En este presente desacertado y dramático que vive Venezuela, los cogollos partidistas se mimetizan con la casta de salvajes que somete al país en un dramático despropósito, por lo que la tarea más urgente es la de ensamblar las individualidades para reconstruir el escenario político venezolano. Habría que comenzar por superar la pobreza mental imperante durante todos estos años (no hablo solo del chavismo) y buscar un terreno común para el establecimiento de unas reglas de juego claras para salir del cul-de-sac donde nos han conducido el régimen y la estrechez mental de algunos “dirigentes” de la llamada “oposición”. Esperamos que surjan voces y nuevos liderazgos. Esto solo será posible con la participación y voluntad política de mentes lúcidas que decidan corregir el rumbo incierto que ha predominado hasta el presente.
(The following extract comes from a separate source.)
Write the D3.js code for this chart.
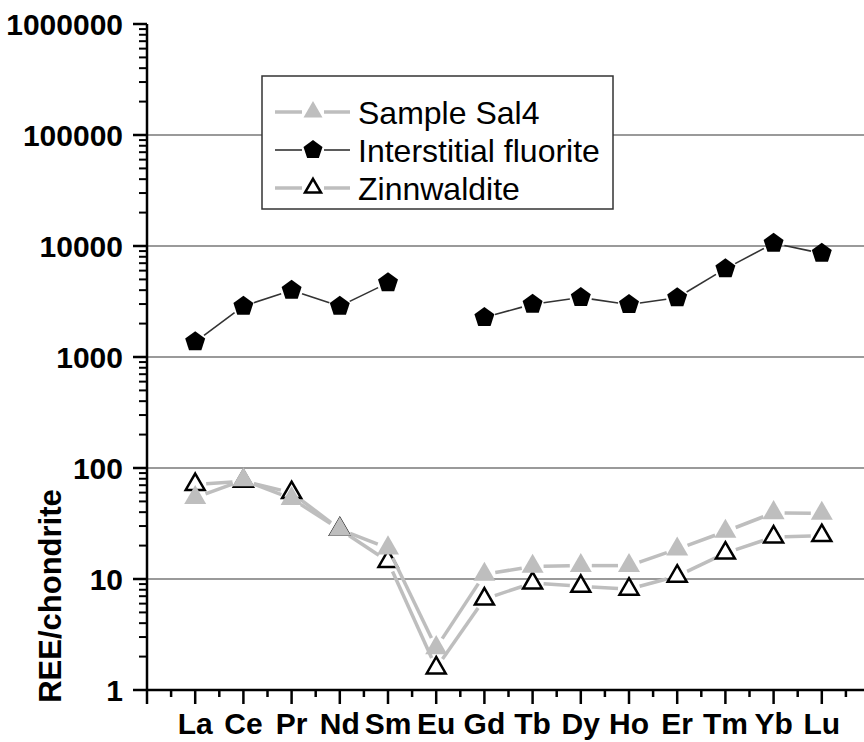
<!DOCTYPE html>
<html>
<head>
<meta charset="utf-8">
<script src="https://cdn.jsdelivr.net/npm/d3@7"></script>
<style>
  body { margin: 0; background: #fff; }
  svg { display: block; font-family: "Liberation Sans", Arial, sans-serif; }
</style>
</head>
<body>
<script>
// REE patterns, chondrite normalised
const elements = ["La", "Ce", "Pr", "Nd", "Sm", "Eu", "Gd", "Tb", "Dy", "Ho", "Er", "Tm", "Yb", "Lu"];
const sal4 = [54, 78, 53, 28, 19, 2.4, 11, 13, 13.2, 13.2, 18.6, 26.8, 39.5, 39];
const fluorite = [1370, 2870, 4000, 2870, 4660, null, 2270, 2990, 3430, 2970, 3420, 6240, 10570, 8590];
const zinnwaldite = [71, 76, 60, 28, 14.4, 1.58, 6.6, 9.2, 8.6, 8.1, 10.6, 17.1, 23.9, 24.6];
const yTicks = [1, 10, 100, 1000, 10000, 100000, 1000000];
const gridValues = [10, 100, 1000, 10000, 100000];
const legendNames = ["Sample Sal4", "Interstitial fluorite", "Zinnwaldite"];

const width = 864, height = 742;
const svg = d3.select("body").append("svg")
  .attr("width", width)
  .attr("height", height);

const x = d3.scaleLinear().domain([0, 15]).range([147, 870]);
const y = d3.scaleLog().domain([1, 1e6]).range([690, 24]);

// grid lines
svg.selectAll(".grid").data(gridValues).enter().append("line")
  .attr("x1", x(0)).attr("x2", width)
  .attr("y1", d => y(d)).attr("y2", d => y(d))
  .attr("stroke", "#9a9a9a").attr("stroke-width", 2);

// minor y ticks
let minorY = [];
for (let d = 1; d < 1e6; d *= 10) {
  for (let k = 2; k <= 9; k++) minorY.push(d * k);
}
svg.selectAll(".ymin").data(minorY).enter().append("line")
  .attr("x1", x(0) - 8).attr("x2", x(0))
  .attr("y1", d => y(d)).attr("y2", d => y(d))
  .attr("stroke", "#000").attr("stroke-width", 2);

// major y ticks
svg.selectAll(".ymaj").data(yTicks).enter().append("line")
  .attr("x1", x(0) - 14).attr("x2", x(0))
  .attr("y1", d => y(d)).attr("y2", d => y(d))
  .attr("stroke", "#000").attr("stroke-width", 2.5);

svg.selectAll(".ylab").data(yTicks).enter().append("text")
  .attr("x", x(0) - 24)
  .attr("y", d => y(d))
  .attr("dy", "0.36em")
  .attr("text-anchor", "end")
  .attr("font-size", 30)
  .attr("font-weight", "bold")
  .text(d => d);

// x ticks
const majorX = d3.range(0, 16);
const minorX = d3.range(0.5, 15, 1);
svg.selectAll(".xmaj").data(majorX).enter().append("line")
  .attr("x1", d => x(d)).attr("x2", d => x(d))
  .attr("y1", y(1)).attr("y2", y(1) + 14)
  .attr("stroke", "#000").attr("stroke-width", 2.5);
svg.selectAll(".xmin").data(minorX).enter().append("line")
  .attr("x1", d => x(d)).attr("x2", d => x(d))
  .attr("y1", y(1)).attr("y2", y(1) + 7)
  .attr("stroke", "#000").attr("stroke-width", 2.5);

svg.selectAll(".xlab").data(elements).enter().append("text")
  .attr("x", (d, i) => x(i + 1))
  .attr("y", 734)
  .attr("text-anchor", "middle")
  .attr("font-size", 30)
  .attr("font-weight", "bold")
  .text(d => d);

// axis lines
svg.append("line")
  .attr("x1", x(0)).attr("x2", x(0))
  .attr("y1", y(1e6)).attr("y2", y(1))
  .attr("stroke", "#000").attr("stroke-width", 2.5);
svg.append("line")
  .attr("x1", x(0)).attr("x2", width)
  .attr("y1", y(1)).attr("y2", y(1))
  .attr("stroke", "#000").attr("stroke-width", 2.5);

svg.append("text")
  .attr("transform", "translate(61," + ((y(1) + y(100)) / 2 + 17) + ") rotate(-90)")
  .attr("text-anchor", "middle")
  .attr("font-size", 31)
  .attr("font-weight", "bold")
  .text("REE/chondrite");

// marker shapes
function triangle(s) {
  const h = s * Math.sqrt(3) / 2;
  return "M0," + (-h * 2 / 3) + "L" + (s / 2) + "," + (h / 3) + "L" + (-s / 2) + "," + (h / 3) + "Z";
}
function pentagon(r) {
  let pts = [];
  for (let i = 0; i < 5; i++) {
    const a = -Math.PI / 2 + i * 2 * Math.PI / 5;
    pts.push([r * Math.cos(a), r * Math.sin(a)]);
  }
  return "M" + pts.map(p => p.join(",")).join("L") + "Z";
}

// lines with a small gap at the markers
function drawSeries(values, color, lw, gap) {
  const g = svg.append("g");
  for (let i = 0; i < values.length - 1; i++) {
    if (values[i] == null || values[i + 1] == null) continue;
    const x1 = x(i + 1), y1 = y(values[i]);
    const x2 = x(i + 2), y2 = y(values[i + 1]);
    const len = Math.hypot(x2 - x1, y2 - y1);
    if (len <= 2 * gap) continue;
    const ux = (x2 - x1) / len, uy = (y2 - y1) / len;
    g.append("line")
      .attr("x1", x1 + ux * gap).attr("y1", y1 + uy * gap)
      .attr("x2", x2 - ux * gap).attr("y2", y2 - uy * gap)
      .attr("stroke", color).attr("stroke-width", lw);
  }
  return g;
}

const gray = "#bebebe";

drawSeries(zinnwaldite, gray, 3.5, 11);
svg.selectAll(".zin").data(zinnwaldite).enter().append("path")
  .attr("transform", (d, i) => "translate(" + x(i + 1) + "," + y(d) + ")")
  .attr("d", triangle(19))
  .attr("fill", "#fff").attr("stroke", "#000").attr("stroke-width", 2.5);

drawSeries(sal4, gray, 3.5, 11);
svg.selectAll(".sal").data(sal4).enter().append("path")
  .attr("transform", (d, i) => "translate(" + x(i + 1) + "," + y(d) + ")")
  .attr("d", triangle(22))
  .attr("fill", gray);

drawSeries(fluorite, "#333", 1.6, 11);
svg.selectAll(".flu").data(fluorite.map((v, i) => [i, v]).filter(d => d[1] != null)).enter().append("path")
  .attr("transform", d => "translate(" + x(d[0] + 1) + "," + y(d[1]) + ")")
  .attr("d", pentagon(10.5))
  .attr("fill", "#000");

// legend
const lg = svg.append("g");
lg.append("rect")
  .attr("x", 262).attr("y", 76).attr("width", 351).attr("height", 133)
  .attr("fill", "#fff").attr("stroke", "#333").attr("stroke-width", 1.5);
const rowY = [112, 150, 188];
const lineCol = [gray, "#333", gray];
const lineW = [3.5, 1.6, 3.5];
legendNames.forEach((name, i) => {
  lg.append("line").attr("x1", 275).attr("x2", 302).attr("y1", rowY[i]).attr("y2", rowY[i])
    .attr("stroke", lineCol[i]).attr("stroke-width", lineW[i]);
  lg.append("line").attr("x1", 324).attr("x2", 350).attr("y1", rowY[i]).attr("y2", rowY[i])
    .attr("stroke", lineCol[i]).attr("stroke-width", lineW[i]);
  let m = lg.append("path").attr("transform", "translate(313," + rowY[i] + ")");
  if (i === 0) m.attr("d", triangle(19)).attr("fill", gray);
  if (i === 1) m.attr("d", pentagon(10)).attr("fill", "#000");
  if (i === 2) m.attr("d", triangle(16)).attr("fill", "#fff").attr("stroke", "#000").attr("stroke-width", 2.5);
  lg.append("text")
    .attr("x", 358).attr("y", rowY[i])
    .attr("dy", "0.36em")
    .attr("font-size", 32)
    .text(name);
});
</script>
</body>
</html>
Una nación es una permanente dinámica de construcción humana. La construcción de una nación es la suma del aporte de las narrativas individuales, de las convicciones, fidelidades y solidaridades de cada uno de sus ciudadanos (Gellner). Para la supervivencia como nación se hace necesario suplantar la estrechez de ese otro discurso que, unos y otros, nos han impuesto hasta ahora por una visión y un discurso que motive la sinergia de todos los venezolanos y que sea capaz de construir una causa que nos conmueva y nos movilice permanentemente en la defensa de la democracia, de los derechos humanos, del progreso, de la libertad, la igualdad y la justicia social, de hacernos sentir orgullosos de pertenecer a una nación digna en el contexto global del presente. Un discurso que incluya los sueños y sentimientos de aquellos que han emigrado o han sido encarcelados, torturados y asesinados por ansiar la democracia. Un discurso unificador que transmita conceptos, ideas, estrategias y convicciones. De acuerdo con George Steiner “no nos quedan más comienzos”, por eso, a la esperanza hay que ponerle nombre, ideas y programas, para hacer posible el renacimiento y la reconstrucción de la nación a la que aspiramos y merecemos. Cada día que pasa se hace más urgente ese discurso.